During the probation and sentencing hearing, appellant's counsel requested that several proposed terms of his probation be deleted, including term 13, "the term for gang members and court hearings," prohibiting his presence within a 500-foot vicinity of court hearings. (Hereafter, we refer to this condition as the "court hearing ban.") Counsel added, "There's no 186.22 [criminal gang allegation] in this case, because this doesn't qualify as a criminal street gang." The prosecutor below did not articulate any reason why appellant should be subject to the court hearing ban, although he did object to reducing the vandalism offenses to misdemeanors. Appellant's counsel posed no objection to the probation condition prohibiting appellant's association with gang or tagging group members or wearing or displaying gang insignia.
The trial court ordered probation and included the court hearing ban among the probation conditions. The court reduced the vandalism offenses to misdemeanors and deleted other terms of probation at counsel's request, including those relating to drug and weapon offenses.
DISCUSSION
Appellant argues that the court hearing ban is invalid because it has no relationship to the underlying crime, relates to conduct that is not criminal, and forbids conduct that is not related to future criminality. (People v. Lent (1975) 15 Cal.3d 481, 486, superseded on another ground by Proposition 8 as stated in People v. Wheeler (1992) 4 Cal.4th 284, 290-295.) We agree.

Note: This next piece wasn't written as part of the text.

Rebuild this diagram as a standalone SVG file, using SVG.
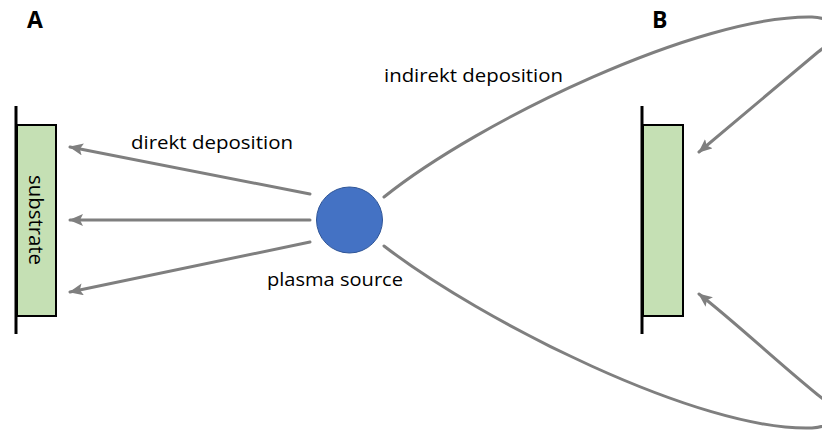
<svg xmlns="http://www.w3.org/2000/svg" width="822" height="430" viewBox="0 0 822 430">
  <style>
    .lbl { font-family: "Open Sans", "Liberation Sans", sans-serif; font-size: 19px; fill: #000; }
    .panel { font-family: "Open Sans", "Liberation Sans", sans-serif; font-size: 23px; font-weight: bold; fill: #000; }
    .conn { fill: none; stroke: #7f7f7f; stroke-width: 3; stroke-linecap: round; }
    .sub { fill: #c5e0b4; stroke: #000; stroke-width: 2; }
    .holder { stroke: #000; stroke-width: 3; }
  </style>
  <defs>
    <marker id="arr" markerUnits="userSpaceOnUse" markerWidth="16" markerHeight="14" refX="13" refY="6" orient="auto">
      <path d="M0,0 L14,6 L0,12 L3,6 Z" fill="#7f7f7f"/>
    </marker>
  </defs>
  <rect width="822" height="430" fill="#fff"/>

  <text class="panel" x="27" y="28">A</text>
  <text class="panel" x="652" y="28">B</text>

  <g id="substrate-a">
    <rect class="sub" x="17" y="125" width="39" height="191"/>
    <line class="holder" x1="16" y1="106" x2="16" y2="334"/>
    <text class="lbl" transform="translate(29,220) rotate(90)" text-anchor="middle" textLength="90" lengthAdjust="spacingAndGlyphs" style="font-size:20px">substrate</text>
  </g>

  <g id="substrate-b">
    <rect class="sub" x="643" y="125" width="40" height="191"/>
    <line class="holder" x1="642" y1="106" x2="642" y2="334"/>
  </g>

  <g id="plasma-source">
    <circle cx="349.5" cy="220" r="33" fill="#4472c4" stroke="#2f5597" stroke-width="1"/>
    <text class="lbl" x="335" y="286" text-anchor="middle" textLength="136" lengthAdjust="spacingAndGlyphs">plasma source</text>
  </g>

  <g id="connectors">
    <line class="conn" x1="310" y1="194" x2="70" y2="147" marker-end="url(#arr)"/>
    <line class="conn" x1="310" y1="220" x2="70" y2="220" marker-end="url(#arr)"/>
    <line class="conn" x1="310" y1="242" x2="70" y2="292" marker-end="url(#arr)"/>
    <path class="conn" d="M384,197 C480,120 700,15 812,17 C840,18 838,38 818,52 L699,152" marker-end="url(#arr)"/>
    <path class="conn" d="M384,246 C480,320 700,432 812,428 C840,426 836,408 818,395 C775,360 735,322 699,294" marker-end="url(#arr)"/>
  </g>

  <text class="lbl" x="131" y="149" textLength="162" lengthAdjust="spacingAndGlyphs">direkt deposition</text>
  <text class="lbl" x="384" y="82" textLength="179" lengthAdjust="spacingAndGlyphs">indirekt deposition</text>
</svg>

In this case, appellant's counsel objected to the court hearing ban, by claiming that the court hearing ban was gang-related and that "this doesn't qualify as a criminal street gang." This conveyed the objection that the court hearing ban had "'no relationship to the crime of which [appellant] was convicted.'" (People v. Lent, supra, 15 Cal.3d at p. 486.) While courts have broad discretion to impose probation "conditions to foster rehabilitation and to protect public safety," that discretion is not without limits. (People v. Carbajal (1995) 10 Cal.4th 1114, 1120, 1121.) The reasonableness of a particular condition depends upon "'"'all of the circumstances being considered.'"'" (Id. at p. 1121.) A condition of probation is invalid if it (1) has no relationship to the crime of which the defendant was convicted; (2) relates to conduct that is not in itself criminal; and (3) forbids conduct that is not related to future criminality. (Lent, at p. 486.)
The prosecutor below presented no argument or statement in support of the court hearing ban. There is no relationship between the court hearing ban and appellant's criminal conduct. (People v. Lent, supra, 15 Cal.3d at p. 486.) The court hearing ban also forbids conduct that is neither criminal nor related to future criminality. Consequently, it is invalid. (Ibid.)
Appellant also argues that the court hearing ban is constitutionally overbroad. We need not address this argument.
The court hearing ban probation condition is stricken. In all other respects, the judgment is affirmed.
NOT TO BE PUBLISHED.
COFFEE, J.
We concur:
GILBERT, P.J.
PERREN, J.
Bruce A. Clark, Judge
Superior Court County of Ventura
______________________________
Kenneth I. Clayman, Public Defender, Michael C. McMahon, Chief Deputy, for Defendant and Appellant.
Edmund G. Brown, Jr., Attorney General, Dane R. Gillette, Chief Assistant Attorney General, Pamela C. Hamanaka, Senior Assistant Attorney General, Mary Sanchez, Deputy Attorney General, Robert F. Katz, Supervising Deputy Attorney General, for Plaintiff and Respondent.